> **Data segment**
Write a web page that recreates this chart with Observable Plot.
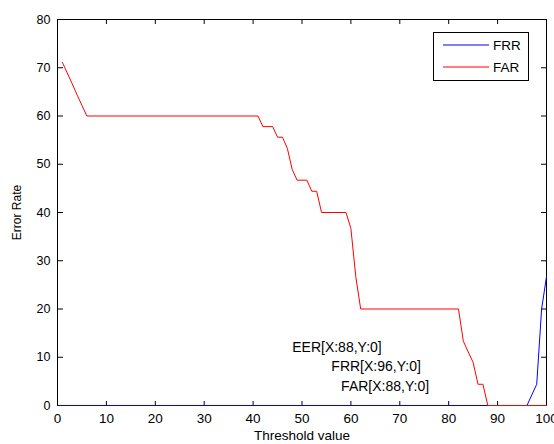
<!DOCTYPE html>
<html><head><meta charset="utf-8">
<script src="https://cdn.jsdelivr.net/npm/d3@7"></script>
<script src="https://cdn.jsdelivr.net/npm/@observablehq/plot@0.6"></script>
<style>
body{margin:0;background:#fff;}
#wrap{position:relative;width:554px;height:444px;font-family:"Liberation Sans",Arial,Helvetica,sans-serif;}
#legend{position:absolute;left:433px;top:32px;width:96px;height:49px;border:1px solid #000;background:#fff;box-sizing:border-box;}
#legend svg{display:block;}
</style></head><body><div id="wrap"></div>
<script>
// FAR (red) breakpoints
const farX = [1,2,3,4,5,6,41,42,44,45,46,47,48,49,51,52,53,54,59,60,61,62,82,83,84,85,86,87,88,100];
const farY = [71.1,68.9,66.7,64.4,62.2,60,60,57.8,57.8,55.6,55.6,53.3,48.9,46.7,46.7,44.4,44.4,40,40,36.7,26.7,20,20,13.3,11.1,8.9,4.4,4.4,0,0];
// FRR (blue) breakpoints
const frrX = [0,96,97,98,99,100];
const frrY = [0,0,2.2,4.4,20,26.7];

const xTicks = [0,10,20,30,40,50,60,70,80,90,100];
const yTicks = [0,10,20,30,40,50,60,70,80];

const annoText = ["EER[X:88,Y:0]","FRR[X:96,Y:0]","FAR[X:88,Y:0]"];
const annoX = [48,56,58];
const annoY = [12,8,4];

const seriesNames = ["FRR","FAR"];
const seriesColors = ["#0000ff","#ff0000"];

const far = farX.map((x,i)=>({x, y: farY[i]}));
const frr = frrX.map((x,i)=>({x, y: frrY[i]}));
const annos = annoText.map((t,i)=>({t, x: annoX[i], y: annoY[i]}));

const font = '"Liberation Sans",Arial,Helvetica,sans-serif';
const noText = () => "";
const chart = Plot.plot({
  width: 554, height: 444,
  marginLeft: 57, marginRight: 8, marginTop: 19, marginBottom: 39,
  style: {fontFamily: font, fontSize: "12px", background: "#fff", color: "#000", overflow: "visible"},
  x: {domain: [0,100]},
  y: {domain: [0,80]},
  marks: [
    Plot.frame({stroke: "#000"}),
    // inward ticks on all four sides
    Plot.axisX({anchor: "top", frameAnchor: "bottom", ticks: xTicks, tickSize: 5, tickFormat: noText, label: null}),
    Plot.axisX({anchor: "bottom", frameAnchor: "top", ticks: xTicks, tickSize: 5, tickFormat: noText, label: null}),
    Plot.axisY({anchor: "right", frameAnchor: "left", ticks: yTicks, tickSize: 5, tickFormat: noText, label: null}),
    Plot.axisY({anchor: "left", frameAnchor: "right", ticks: yTicks, tickSize: 5, tickFormat: noText, label: null}),
    // tick labels
    Plot.axisX({anchor: "bottom", ticks: xTicks, tickSize: 0, tickPadding: 8, fontSize: 13.5,
      label: "Threshold value", labelAnchor: "center", labelArrow: "none", labelOffset: 34}),
    Plot.axisY({anchor: "left", ticks: yTicks, tickSize: 0, tickPadding: 7, fontSize: 12.5, label: null}),
    // y title
    Plot.axisY({anchor: "left", ticks: yTicks, tickSize: 0, tickFormat: noText, fontSize: 12,
      label: "Error Rate", labelAnchor: "center", labelArrow: "none", labelOffset: 45}),
    Plot.line(frr, {x: "x", y: "y", stroke: seriesColors[0], strokeWidth: 1}),
    Plot.line(far, {x: "x", y: "y", stroke: seriesColors[1], strokeWidth: 1}),
    Plot.text(annos, {x: "x", y: "y", text: "t", textAnchor: "start", fontSize: 14, fill: "#000"})
  ]
});
const wrap = document.getElementById("wrap");
wrap.appendChild(chart);

// legend (inside the axes, top right)
const leg = document.createElement("div");
leg.id = "legend";
const ns = "http://www.w3.org/2000/svg";
const lsvg = document.createElementNS(ns, "svg");
lsvg.setAttribute("width", 94); lsvg.setAttribute("height", 47);
seriesNames.forEach((name, i) => {
  const yy = 12 + i * 22;
  const ln = document.createElementNS(ns, "line");
  ln.setAttribute("x1", 9); ln.setAttribute("x2", 55);
  ln.setAttribute("y1", yy); ln.setAttribute("y2", yy);
  ln.setAttribute("stroke", seriesColors[i]); ln.setAttribute("stroke-width", 1);
  lsvg.appendChild(ln);
  const tx = document.createElementNS(ns, "text");
  tx.setAttribute("x", 59); tx.setAttribute("y", yy);
  tx.setAttribute("dy", "0.35em");
  tx.setAttribute("font-size", "13.5px");
  tx.setAttribute("font-family", font);
  tx.setAttribute("fill", "#000");
  tx.textContent = name;
  lsvg.appendChild(tx);
});
leg.appendChild(lsvg);
wrap.appendChild(leg);
</script></body></html>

> **Set task**
Every line of the data should be copied as it stands, without the images.

> **Task result**
Write a web page that recreates this chart with Observable Plot.
<!DOCTYPE html>
<html><head><meta charset="utf-8">
<script src="https://cdn.jsdelivr.net/npm/d3@7"></script>
<script src="https://cdn.jsdelivr.net/npm/@observablehq/plot@0.6"></script>
<style>
body{margin:0;background:#fff;}
#wrap{position:relative;width:554px;height:444px;font-family:"Liberation Sans",Arial,Helvetica,sans-serif;}
#legend{position:absolute;left:433px;top:32px;width:96px;height:49px;border:1px solid #000;background:#fff;box-sizing:border-box;}
#legend svg{display:block;}
</style></head><body><div id="wrap"></div>
<script>
// FAR (red) breakpoints
const farX = [1,2,3,4,5,6,41,42,44,45,46,47,48,49,51,52,53,54,59,60,61,62,82,83,84,85,86,87,88,100];
const farY = [71.1,68.9,66.7,64.4,62.2,60,60,57.8,57.8,55.6,55.6,53.3,48.9,46.7,46.7,44.4,44.4,40,40,36.7,26.7,20,20,13.3,11.1,8.9,4.4,4.4,0,0];
// FRR (blue) breakpoints
const frrX = [0,96,97,98,99,100];
const frrY = [0,0,2.2,4.4,20,26.7];

const xTicks = [0,10,20,30,40,50,60,70,80,90,100];
const yTicks = [0,10,20,30,40,50,60,70,80];

const annoText = ["EER[X:88,Y:0]","FRR[X:96,Y:0]","FAR[X:88,Y:0]"];
const annoX = [48,56,58];
const annoY = [12,8,4];

const seriesNames = ["FRR","FAR"];
const seriesColors = ["#0000ff","#ff0000"];

const far = farX.map((x,i)=>({x, y: farY[i]}));
const frr = frrX.map((x,i)=>({x, y: frrY[i]}));
const annos = annoText.map((t,i)=>({t, x: annoX[i], y: annoY[i]}));

const font = '"Liberation Sans",Arial,Helvetica,sans-serif';
const noText = () => "";
const chart = Plot.plot({
  width: 554, height: 444,
  marginLeft: 57, marginRight: 8, marginTop: 19, marginBottom: 39,
  style: {fontFamily: font, fontSize: "12px", background: "#fff", color: "#000", overflow: "visible"},
  x: {domain: [0,100]},
  y: {domain: [0,80]},
  marks: [
    Plot.frame({stroke: "#000"}),
    // inward ticks on all four sides
    Plot.axisX({anchor: "top", frameAnchor: "bottom", ticks: xTicks, tickSize: 5, tickFormat: noText, label: null}),
    Plot.axisX({anchor: "bottom", frameAnchor: "top", ticks: xTicks, tickSize: 5, tickFormat: noText, label: null}),
    Plot.axisY({anchor: "right", frameAnchor: "left", ticks: yTicks, tickSize: 5, tickFormat: noText, label: null}),
    Plot.axisY({anchor: "left", frameAnchor: "right", ticks: yTicks, tickSize: 5, tickFormat: noText, label: null}),
    // tick labels
    Plot.axisX({anchor: "bottom", ticks: xTicks, tickSize: 0, tickPadding: 8, fontSize: 13.5,
      label: "Threshold value", labelAnchor: "center", labelArrow: "none", labelOffset: 34}),
    Plot.axisY({anchor: "left", ticks: yTicks, tickSize: 0, tickPadding: 7, fontSize: 12.5, label: null}),
    // y title
    Plot.axisY({anchor: "left", ticks: yTicks, tickSize: 0, tickFormat: noText, fontSize: 12,
      label: "Error Rate", labelAnchor: "center", labelArrow: "none", labelOffset: 45}),
    Plot.line(frr, {x: "x", y: "y", stroke: seriesColors[0], strokeWidth: 1}),
    Plot.line(far, {x: "x", y: "y", stroke: seriesColors[1], strokeWidth: 1}),
    Plot.text(annos, {x: "x", y: "y", text: "t", textAnchor: "start", fontSize: 14, fill: "#000"})
  ]
});
const wrap = document.getElementById("wrap");
wrap.appendChild(chart);

// legend (inside the axes, top right)
const leg = document.createElement("div");
leg.id = "legend";
const ns = "http://www.w3.org/2000/svg";
const lsvg = document.createElementNS(ns, "svg");
lsvg.setAttribute("width", 94); lsvg.setAttribute("height", 47);
seriesNames.forEach((name, i) => {
  const yy = 12 + i * 22;
  const ln = document.createElementNS(ns, "line");
  ln.setAttribute("x1", 9); ln.setAttribute("x2", 55);
  ln.setAttribute("y1", yy); ln.setAttribute("y2", yy);
  ln.setAttribute("stroke", seriesColors[i]); ln.setAttribute("stroke-width", 1);
  lsvg.appendChild(ln);
  const tx = document.createElementNS(ns, "text");
  tx.setAttribute("x", 59); tx.setAttribute("y", yy);
  tx.setAttribute("dy", "0.35em");
  tx.setAttribute("font-size", "13.5px");
  tx.setAttribute("font-family", font);
  tx.setAttribute("fill", "#000");
  tx.textContent = name;
  lsvg.appendChild(tx);
});
leg.appendChild(lsvg);
wrap.appendChild(leg);
</script></body></html>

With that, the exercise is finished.